◆ PROBLEM TO SOLVE
From the first line of the data below through the line holding "(0,0) rectangle (574,434);", output each line exactly and leave the pictures out.

◆ DATASET EXCERPT
»»

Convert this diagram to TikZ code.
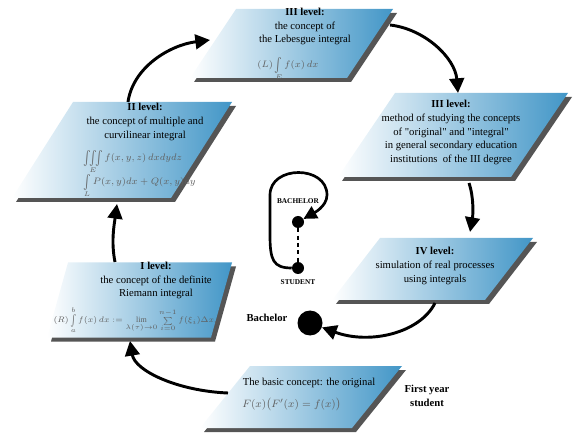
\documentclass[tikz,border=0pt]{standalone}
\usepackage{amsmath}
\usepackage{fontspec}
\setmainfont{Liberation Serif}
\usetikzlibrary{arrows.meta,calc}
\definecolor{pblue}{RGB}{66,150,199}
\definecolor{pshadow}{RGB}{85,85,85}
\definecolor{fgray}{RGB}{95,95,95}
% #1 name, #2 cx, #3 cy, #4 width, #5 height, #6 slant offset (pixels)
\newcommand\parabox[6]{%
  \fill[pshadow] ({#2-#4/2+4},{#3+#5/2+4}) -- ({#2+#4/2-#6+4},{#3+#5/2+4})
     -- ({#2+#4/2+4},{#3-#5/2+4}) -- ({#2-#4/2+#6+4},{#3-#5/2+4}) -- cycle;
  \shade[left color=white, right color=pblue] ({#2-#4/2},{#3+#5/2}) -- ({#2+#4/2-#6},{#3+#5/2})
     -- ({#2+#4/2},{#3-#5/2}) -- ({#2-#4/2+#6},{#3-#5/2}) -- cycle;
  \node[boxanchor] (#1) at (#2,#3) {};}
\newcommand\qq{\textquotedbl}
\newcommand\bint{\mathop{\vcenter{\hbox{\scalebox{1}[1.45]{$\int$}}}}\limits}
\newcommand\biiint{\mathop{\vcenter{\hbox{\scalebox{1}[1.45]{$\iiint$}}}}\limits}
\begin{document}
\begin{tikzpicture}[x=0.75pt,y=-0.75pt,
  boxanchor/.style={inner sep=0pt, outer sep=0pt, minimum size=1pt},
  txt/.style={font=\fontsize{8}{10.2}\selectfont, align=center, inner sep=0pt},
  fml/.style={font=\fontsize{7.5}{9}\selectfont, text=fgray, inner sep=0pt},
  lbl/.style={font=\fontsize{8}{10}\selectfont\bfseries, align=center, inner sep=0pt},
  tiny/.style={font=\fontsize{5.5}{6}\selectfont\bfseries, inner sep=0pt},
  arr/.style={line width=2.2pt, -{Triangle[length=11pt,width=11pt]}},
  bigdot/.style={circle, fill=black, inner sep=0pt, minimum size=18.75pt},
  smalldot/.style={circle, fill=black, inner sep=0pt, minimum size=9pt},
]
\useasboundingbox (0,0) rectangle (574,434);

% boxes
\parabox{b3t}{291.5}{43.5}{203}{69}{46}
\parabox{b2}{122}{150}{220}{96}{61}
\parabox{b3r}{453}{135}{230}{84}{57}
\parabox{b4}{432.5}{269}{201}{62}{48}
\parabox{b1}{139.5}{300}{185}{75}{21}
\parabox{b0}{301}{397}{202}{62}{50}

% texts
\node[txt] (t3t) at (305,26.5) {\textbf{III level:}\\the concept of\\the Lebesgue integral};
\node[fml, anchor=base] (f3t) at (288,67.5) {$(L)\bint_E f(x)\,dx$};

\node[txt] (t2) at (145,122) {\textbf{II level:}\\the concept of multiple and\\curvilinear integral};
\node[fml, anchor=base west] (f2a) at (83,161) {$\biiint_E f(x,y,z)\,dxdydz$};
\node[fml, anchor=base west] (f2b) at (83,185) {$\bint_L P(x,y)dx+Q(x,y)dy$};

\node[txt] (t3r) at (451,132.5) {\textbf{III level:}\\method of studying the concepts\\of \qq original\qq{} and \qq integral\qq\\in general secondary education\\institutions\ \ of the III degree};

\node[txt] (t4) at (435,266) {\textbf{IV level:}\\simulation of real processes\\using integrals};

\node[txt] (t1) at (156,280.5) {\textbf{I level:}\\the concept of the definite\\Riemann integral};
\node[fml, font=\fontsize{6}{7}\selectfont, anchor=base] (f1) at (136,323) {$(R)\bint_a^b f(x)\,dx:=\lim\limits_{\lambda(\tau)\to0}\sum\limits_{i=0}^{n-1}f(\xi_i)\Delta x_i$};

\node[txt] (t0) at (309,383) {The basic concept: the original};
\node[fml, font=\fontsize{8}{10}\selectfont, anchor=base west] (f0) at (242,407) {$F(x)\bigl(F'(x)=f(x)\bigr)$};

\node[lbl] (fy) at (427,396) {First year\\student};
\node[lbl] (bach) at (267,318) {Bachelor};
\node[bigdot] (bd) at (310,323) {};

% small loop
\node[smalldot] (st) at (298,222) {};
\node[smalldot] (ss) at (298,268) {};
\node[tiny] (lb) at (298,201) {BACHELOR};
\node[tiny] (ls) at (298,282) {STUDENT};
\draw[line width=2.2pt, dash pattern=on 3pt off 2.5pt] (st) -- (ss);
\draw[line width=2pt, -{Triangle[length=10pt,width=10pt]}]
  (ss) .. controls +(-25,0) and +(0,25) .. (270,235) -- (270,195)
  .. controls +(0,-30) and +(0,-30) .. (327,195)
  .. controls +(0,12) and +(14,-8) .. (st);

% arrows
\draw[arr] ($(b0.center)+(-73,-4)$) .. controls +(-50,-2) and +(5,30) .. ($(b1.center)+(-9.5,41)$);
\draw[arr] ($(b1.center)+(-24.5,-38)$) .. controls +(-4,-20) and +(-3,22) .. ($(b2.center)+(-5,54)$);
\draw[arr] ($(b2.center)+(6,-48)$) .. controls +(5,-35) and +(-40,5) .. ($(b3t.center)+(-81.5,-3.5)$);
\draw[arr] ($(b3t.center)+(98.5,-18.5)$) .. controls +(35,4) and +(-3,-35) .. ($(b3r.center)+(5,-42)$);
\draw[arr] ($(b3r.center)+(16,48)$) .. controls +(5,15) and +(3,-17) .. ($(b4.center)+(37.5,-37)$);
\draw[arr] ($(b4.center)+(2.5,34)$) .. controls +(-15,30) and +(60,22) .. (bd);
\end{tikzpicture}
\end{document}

««

◆ RESULT
Convert this diagram to TikZ code.
\documentclass[tikz,border=0pt]{standalone}
\usepackage{amsmath}
\usepackage{fontspec}
\setmainfont{Liberation Serif}
\usetikzlibrary{arrows.meta,calc}
\definecolor{pblue}{RGB}{66,150,199}
\definecolor{pshadow}{RGB}{85,85,85}
\definecolor{fgray}{RGB}{95,95,95}
% #1 name, #2 cx, #3 cy, #4 width, #5 height, #6 slant offset (pixels)
\newcommand\parabox[6]{%
  \fill[pshadow] ({#2-#4/2+4},{#3+#5/2+4}) -- ({#2+#4/2-#6+4},{#3+#5/2+4})
     -- ({#2+#4/2+4},{#3-#5/2+4}) -- ({#2-#4/2+#6+4},{#3-#5/2+4}) -- cycle;
  \shade[left color=white, right color=pblue] ({#2-#4/2},{#3+#5/2}) -- ({#2+#4/2-#6},{#3+#5/2})
     -- ({#2+#4/2},{#3-#5/2}) -- ({#2-#4/2+#6},{#3-#5/2}) -- cycle;
  \node[boxanchor] (#1) at (#2,#3) {};}
\newcommand\qq{\textquotedbl}
\newcommand\bint{\mathop{\vcenter{\hbox{\scalebox{1}[1.45]{$\int$}}}}\limits}
\newcommand\biiint{\mathop{\vcenter{\hbox{\scalebox{1}[1.45]{$\iiint$}}}}\limits}
\begin{document}
\begin{tikzpicture}[x=0.75pt,y=-0.75pt,
  boxanchor/.style={inner sep=0pt, outer sep=0pt, minimum size=1pt},
  txt/.style={font=\fontsize{8}{10.2}\selectfont, align=center, inner sep=0pt},
  fml/.style={font=\fontsize{7.5}{9}\selectfont, text=fgray, inner sep=0pt},
  lbl/.style={font=\fontsize{8}{10}\selectfont\bfseries, align=center, inner sep=0pt},
  tiny/.style={font=\fontsize{5.5}{6}\selectfont\bfseries, inner sep=0pt},
  arr/.style={line width=2.2pt, -{Triangle[length=11pt,width=11pt]}},
  bigdot/.style={circle, fill=black, inner sep=0pt, minimum size=18.75pt},
  smalldot/.style={circle, fill=black, inner sep=0pt, minimum size=9pt},
]
\useasboundingbox (0,0) rectangle (574,434);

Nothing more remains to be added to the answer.